In recent years, I’ve given increasing attention to the general education context of the First-Year Writing courses. I started to include the “Habits of Mind” from NCTE’s “Framework for Success in Postsecondary Writing” because they speak to values that reach beyond the instrumental skill of writing. Writing, here, is described as emerging from and contributing to activity that prioritizes openness, engagement, creativity, curiosity, and the like. And this year, I even added to my syllabus some of the exact phrases of UConn’s General Education Guidelines, which emphasize “critical judgment,” “moral sensitivity,” “awareness,” and “consciousness of the diversity of human cultures and experience.” In the narrowest, most technical sense, FYW courses serve as introductions to students’ writing requirements at the university and to the information literacy competency that all students are expected to achieve. Greater literacy and more writing (especially writing within shared, collaborative contexts) undoubtedly implicitly supports the development and practice of critical judgment and moral sensitivity. But, at a time when very little about the goals of education can be assumed, it helps to make explicit the close connection between inclusive, ongoing, evidence-driven inquiry and the broader practices of informed citizenship.
Theodor Adorno is probably the writer I turn to most often to both support and challenge my teaching. Many of his essays explore the interface between large, standardizing entities (like universities, government offices, etc.) and the malleable individual, who desires to be legible and connected to larger systems but who is also subject to the distorting and sometimes even cruel elements inherent in such systems. Adorno, who witnessed Germany’s fall into fascism, remained allergic to mass movements or standardization of any sort, but he saw a clear role for teachers: “The premier demand upon all education is that Auschwitz not happen again” (191). I’ve triggered Godwin’s Law just mentioning this, so I will move away from any hastily drawn historical comparisons. Still, Adorno’s plain declaration is directed at any technologically advanced society that exerts pressure on the individual:
One can speak of the claustrophobia of humanity in the administered world, of a feeling of being incarcerated in a thoroughly societalized, closely woven, netlike environment. The denser the weave, the more one wants to escape it, whereas it is precisely this close weave that prevents any escape. This intensifies the fury against civilization. (193)
Adorno poses education as a process of historical inquiry, self-reflection, and confrontation with fear. Although he speaks out against the hardness and coldness that can come from educational models too focused on training and discipline, he dialectically rejects the premise that love could be ”summoned in professionally mediated relations like that of teacher and student” (202). Rather, he asks us to engage with one another in manner that combats isolation without superimposing a unifying order.
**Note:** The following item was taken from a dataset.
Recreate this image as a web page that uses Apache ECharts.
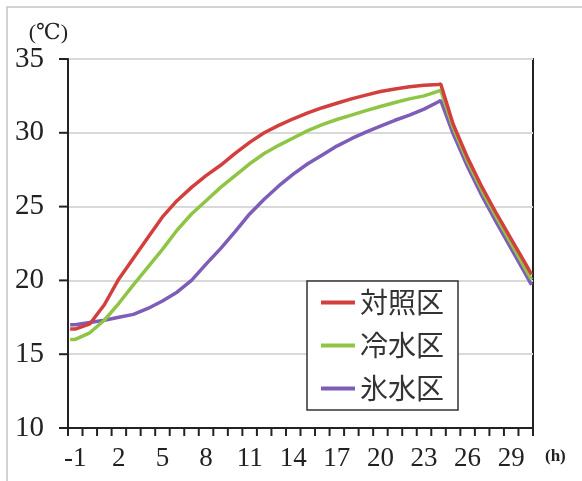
<!DOCTYPE html>
<html>
<head>
<meta charset="utf-8">
<title>水温の推移</title>
<script src="https://cdn.jsdelivr.net/npm/echarts@6/dist/echarts.min.js"></script>
<style>
  html, body { margin: 0; padding: 0; background: #fff; }
  #chart { width: 582px; height: 481px; }
</style>
</head>
<body>
<div id="chart"></div>
<script>
// カテゴリ（1時間刻み、-1〜30h）
const hourLabels = []
for (let h = -1; h <= 30; h++) hourLabels.push(String(h))
// 目盛線の位置（各時間の境界）
const xTickValues = []
for (let h = -1; h <= 31; h++) xTickValues.push(h - 0.5)
const yTickValues = [10, 15, 20, 25, 30, 35]

// 測定時刻 (h)
const hours = [-1.35, -1, 0, 1, 2, 3, 4, 5, 6, 7, 8, 9, 10, 11, 12, 13, 14, 15, 16, 17, 18, 19, 20, 21, 22, 23, 24, 24.15,
  25, 26, 27, 28, 29, 30, 30.4]

// 対照区
const controlTemp = [16.7, 16.7, 17.05, 18.35, 20.1, 21.5, 22.9, 24.3, 25.4, 26.3, 27.1, 27.8, 28.6, 29.35, 30.0, 30.5,
  30.95, 31.35, 31.7, 32.0, 32.3, 32.55, 32.8, 32.97, 33.12, 33.22, 33.28, 33.3,
  30.6, 28.3, 26.3, 24.5, 22.8, 21.1, 20.4]
// 冷水区
const coldTemp = [16.0, 16.0, 16.45, 17.3, 18.45, 19.7, 20.9, 22.1, 23.4, 24.5, 25.4, 26.3, 27.1, 27.9, 28.6, 29.15,
  29.65, 30.15, 30.55, 30.9, 31.2, 31.5, 31.78, 32.05, 32.3, 32.5, 32.82, 32.9,
  30.35, 28.05, 26.05, 24.25, 22.5, 20.75, 20.05]
// 氷水区
const iceTemp = [17.0, 17.0, 17.15, 17.3, 17.5, 17.7, 18.1, 18.6, 19.2, 20.0, 21.1, 22.15, 23.3, 24.5, 25.5, 26.4,
  27.2, 27.9, 28.5, 29.1, 29.6, 30.05, 30.45, 30.85, 31.2, 31.6, 32.1, 32.2,
  29.95, 27.7, 25.7, 23.9, 22.15, 20.4, 19.7]

const seriesNames = ['対照区', '冷水区', '氷水区']
const seriesColors = ['#d23f3c', '#8fc545', '#7d5db8']

function pairs(values) {
  return hours.map((h, i) => [h, values[i]])
}

const serifFont = '"Liberation Serif", "DejaVu Serif", serif'
const axisColor = '#222'
const myChart = echarts.init(document.getElementById('chart'))

// 目盛線（軸の外側に描く）
function tickSeries(values, isX) {
  return {
    type: 'custom',
    xAxisIndex: 1,
    yAxisIndex: 0,
    silent: true,
    clip: false,
    z: 5,
    data: values.map((v) => [v]),
    renderItem: function (params, api) {
      const v = api.value(0)
      const p = isX ? api.coord([v, 10]) : api.coord([-1.5, v])
      return {
        type: 'line',
        shape: isX
          ? { x1: p[0], y1: p[1], x2: p[0], y2: p[1] + 8 }
          : { x1: p[0] - 9, y1: p[1], x2: p[0], y2: p[1] },
        style: { stroke: axisColor, lineWidth: 2 }
      }
    }
  }
}

const lineSeries = [controlTemp, coldTemp, iceTemp].map((vals, i) => ({
  name: seriesNames[i],
  type: 'line',
  xAxisIndex: 1,
  yAxisIndex: 0,
  data: pairs(vals),
  symbol: 'none',
  z: 3 - i,
  lineStyle: { color: seriesColors[i], width: 3.5 },
  itemStyle: { color: seriesColors[i] }
}))

const option = {
  animation: false,
  backgroundColor: '#fff',
  graphic: [
    {
      type: 'rect',
      z: -10,
      shape: { x: 7, y: 7, width: 620, height: 520 },
      style: { fill: null, stroke: '#c4c4c4', lineWidth: 1.5 },
      silent: true
    }
  ],
  grid: {
    left: 68,
    top: 59,
    right: 49,
    bottom: 53,
    show: true,
    borderColor: axisColor,
    borderWidth: 2
  },
  legend: {
    orient: 'vertical',
    left: 307,
    top: 281,
    padding: [6, 14, 6, 14],
    itemWidth: 34,
    itemHeight: 4,
    itemGap: 12,
    borderColor: '#333',
    borderWidth: 1.5,
    backgroundColor: '#fff',
    textStyle: {
      fontFamily: '"Noto Sans CJK JP", sans-serif',
      fontSize: 28,
      lineHeight: 31,
      color: '#333'
    },
    data: seriesNames.map((n) => ({ name: n, icon: 'rect' }))
  },
  xAxis: [
    {
      type: 'category',
      position: 'bottom',
      data: hourLabels,
      boundaryGap: true,
      name: '(h)',
      nameLocation: 'end',
      nameGap: 12,
      nameTextStyle: {
        fontFamily: serifFont,
        fontSize: 17,
        fontWeight: 'bold',
        color: axisColor,
        verticalAlign: 'top',
        padding: [20, 0, 0, 0]
      },
      axisLine: { onZero: false, lineStyle: { color: axisColor, width: 2 } },
      axisTick: { show: false },
      axisLabel: {
        interval: 2,
        margin: 17,
        fontFamily: serifFont,
        fontSize: 27,
        color: axisColor
      },
      splitLine: { show: false }
    },
    {
      // データ用（時刻の値軸）
      type: 'value',
      position: 'top',
      min: -1.5,
      max: 30.5,
      show: false
    }
  ],
  yAxis: {
    type: 'value',
    min: 10,
    max: 35,
    interval: 5,
    name: '(℃)',
    nameLocation: 'end',
    nameGap: 12,
    nameTextStyle: {
      fontFamily: serifFont,
      fontSize: 22,
      color: axisColor,
      align: 'right'
    },
    axisLine: { show: true, onZero: false, lineStyle: { color: axisColor, width: 2 } },
    axisTick: { show: false },
    axisLabel: {
      margin: 24,
      fontFamily: serifFont,
      fontSize: 29,
      color: axisColor
    },
    splitLine: { show: true, lineStyle: { color: '#d9d9d9', width: 2 } }
  },
  series: lineSeries.concat([tickSeries(xTickValues, true), tickSeries(yTickValues, false)])
}

myChart.setOption(option)
</script>
</body>
</html>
Education provides a site for community building and interaction, but it also offers students the prospect of some autonomy, of exercising “the power of reflection, of self-determination, of not cooperating” (195).
When I think about what an introductory writing seminar should be, I think of it as a site for staging this activity, this dance of connection and differentiation, through writing itself (and through the subsequent circulation of this writing). Although Adorno’s contexts are grim and we hope quite distinct from our own, we should perhaps heed his warning about a model of learning that is too certain of its goals and methods, too quick to privilege reproduction of the system over engagement with its members.
*All quotes from Theodor Adorno’s “Education After Auschwitz” in Critical Models (Columbia UP, 2005).